Saturday, December 21, 2013

From concept to reality in 6 weeks - part 27

The hardest part of the day today is figuring out what music to listen to. Not really, now I have to watch my time wisely as I have run out of billable time on this project but I need to do more manual testing on the device being sued at the conference to make sure it is working in every way without any problems. It will not take tons of time but it has to be done whether I get paid for it or not.

The first thing I had to do this morning was recap the whole project in executive summary form to give to the customer in our final meeting on Monday. I actually enjoy doing that as it reminds me how much I accomplished the last month but I constantly have to remind myself of the target audience. Not too much technical detail but enough that a valid summary can be given from the details. Kanbanery has some nice reporting features that helped me some, but it also helped me since I constantly use it to record what is needed to be done and I move the tasks when I am done. Any customer interaction is recorded as comments, which this time also helped me with a couple of summary items.

As I was testing the final changes, it suddenly came to me that what I really need to do is create a perfect test file that has an example of every single value so I can double check on more time that everything is perfect. Now that I can load data from files that is just so easy to do. Time to get serious about my test fixtures. It must have been the time pressure of this whole project that we made not think clearly.

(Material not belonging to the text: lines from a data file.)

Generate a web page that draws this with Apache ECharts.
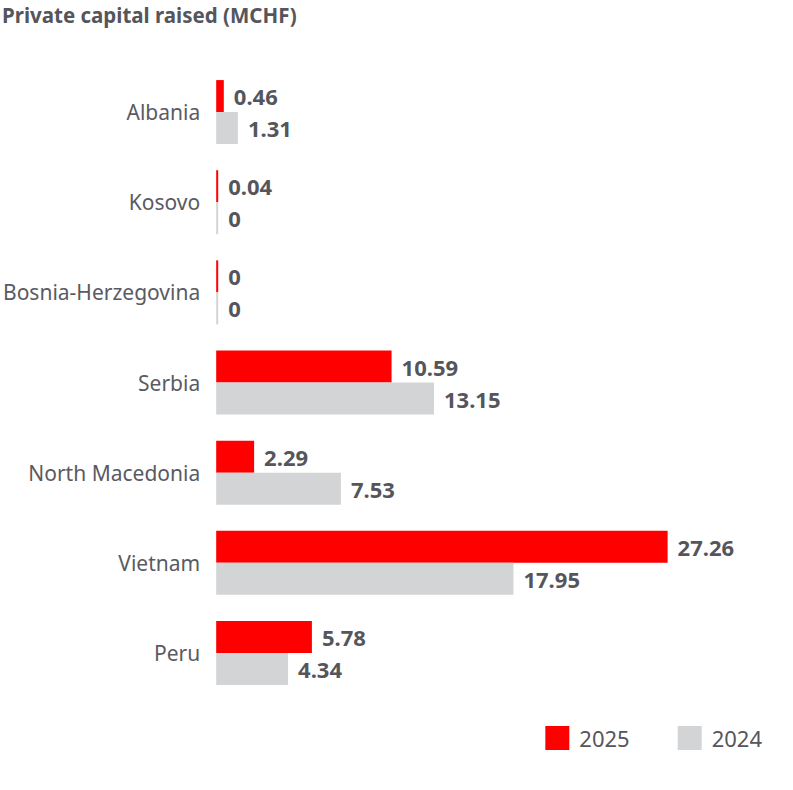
<!DOCTYPE html>
<html>
<head>
<meta charset="utf-8">
<script src="https://cdn.jsdelivr.net/npm/echarts@6/dist/echarts.min.js"></script>
<style>
  html, body { margin: 0; padding: 0; background: #fff; }
  #chart { width: 793px; height: 790px; }
</style>
</head>
<body>
<div id="chart"></div>
<script>
  var countries = ['Albania', 'Kosovo', 'Bosnia-Herzegovina', 'Serbia', 'North Macedonia', 'Vietnam', 'Peru'];
  var values2025 = [0.46, 0.04, 0, 10.59, 2.29, 27.26, 5.78];
  var values2024 = [1.31, 0, 0, 13.15, 7.53, 17.95, 4.34];

  var textColor = '#55555c';
  var red = '#ff0000';
  var grey = '#d3d4d6';
  var font = 'Noto Sans';

  var valueLabel = {
    show: true, position: 'right', distance: 10,
    color: textColor, fontFamily: font, fontWeight: 'bold', fontSize: 22,
    formatter: function(p) { return String(p.value); }
  };

  var chart = echarts.init(document.getElementById('chart'), null, {renderer: 'svg'});
  chart.setOption({
    animation: false,
    title: {
      text: 'Private capital raised (MCHF)', left: 2, top: 4, padding: 0,
      textStyle: {color: textColor, fontFamily: font, fontWeight: 'bold', fontSize: 20.5}
    },
    legend: {
      data: ['2025', '2024'], right: 26, top: 721,
      itemWidth: 24, itemHeight: 24, itemGap: 48, selectedMode: false,
      icon: 'rect',
      textStyle: {color: textColor, fontFamily: font, fontSize: 22, padding: [0, 0, 0, 5]}
    },
    grid: {left: 213, top: 67, width: 500, height: 631, containLabel: false},
    xAxis: {type: 'value', min: 0, max: 30, show: false},
    yAxis: {
      type: 'category', data: countries, inverse: true,
      axisLine: {show: false}, axisTick: {show: false},
      axisLabel: {color: '#5a5a62', fontFamily: font, fontSize: 21, margin: 16}
    },
    series: [
      {name: '2025', type: 'bar', data: values2025, barWidth: 32, barGap: '0%',
       barMinHeight: 2, itemStyle: {color: red}, label: valueLabel},
      {name: '2024', type: 'bar', data: values2024, barWidth: 32, barGap: '0%',
       barMinHeight: 2, itemStyle: {color: grey}, label: valueLabel}
    ]
  });
</script>
</body>
</html>
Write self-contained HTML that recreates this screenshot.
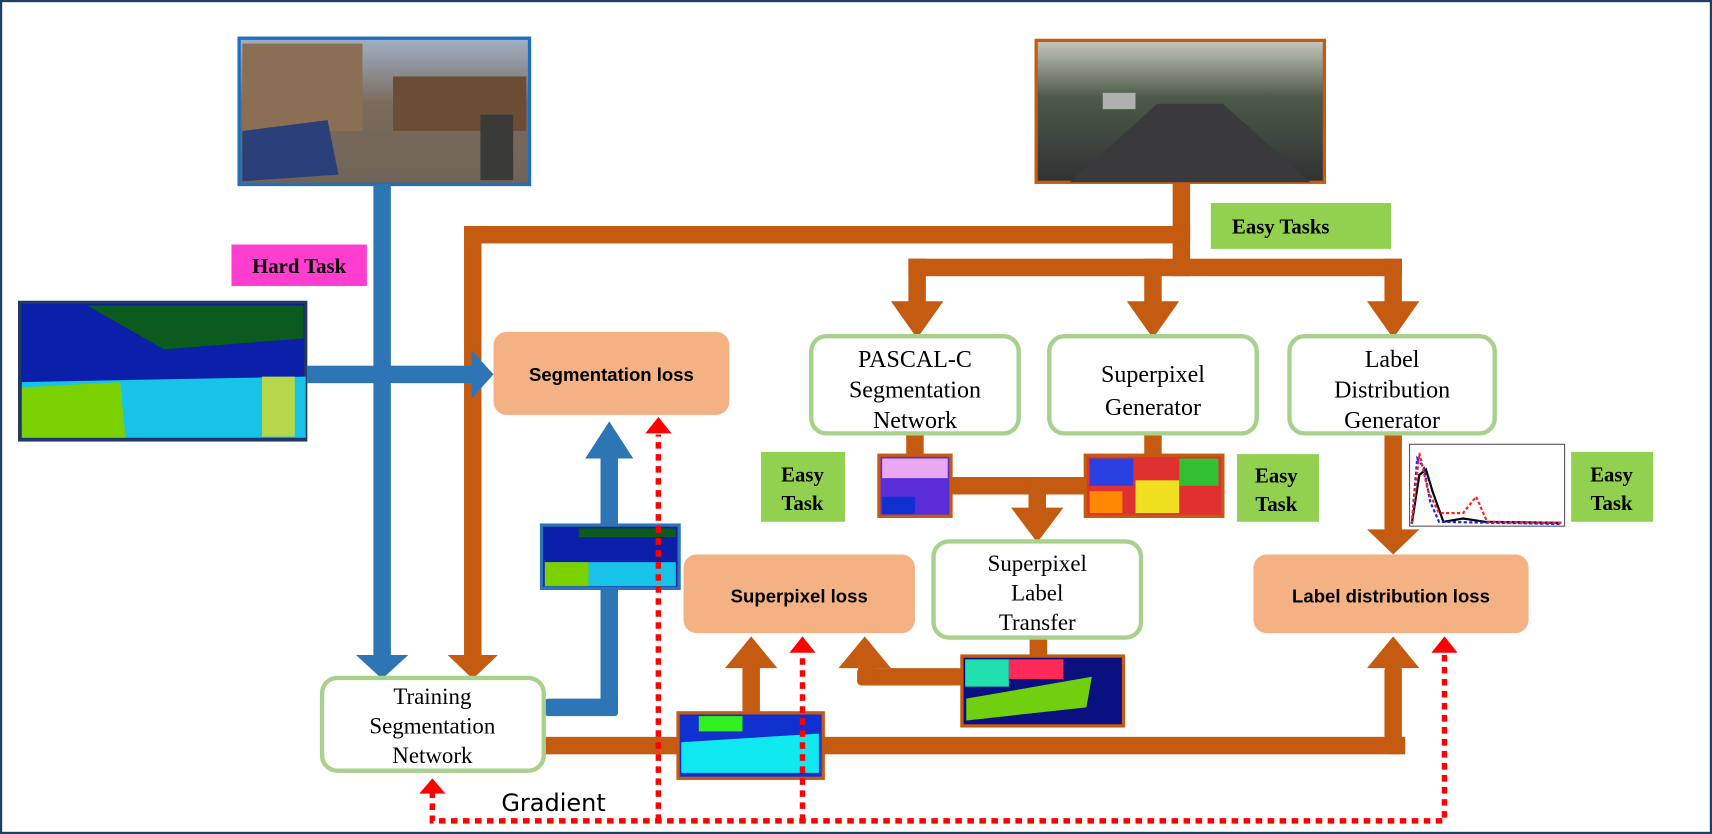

In order to get the list of all airports in North Carolina and Virginia, I tried several sources on web and then just found the airport lists on Wikipedia and used them. The list of IATA NC airport codes and VA airport codes was used to locate all of the commercial primary airports. I then used Flight Stats to look up the complete information exception altitude which I had to use Mrs. Google on each of the airports. Most of the time the airport code would work in the search, as in "RDU altitude" and if not then I would just search for the city and use the altitude I saw in any search results match so I did not have to click on any link in the search results. If all else fails then I go to U.S. Climate Data site which always has what I need. Then I got into a roll by using a search string of "zip code near ... airport" within maps.google.com and then entered the closest city name, state name and zip code into the Maps Easy web site to get the latitude and longitude. I then traversed the USA from Bangor, Maine to Los Angeles, California by picking major cities along the way. I then picked half way points between these 15 cities by approximating the halt way GPS coordinate. This simple GPS path of 31 points helped me find a couple more problems in the code, so it was all worth it even though it took me several hours to do it.

After a full day of work with numerous breaks, but still a full day, I am finally DONE.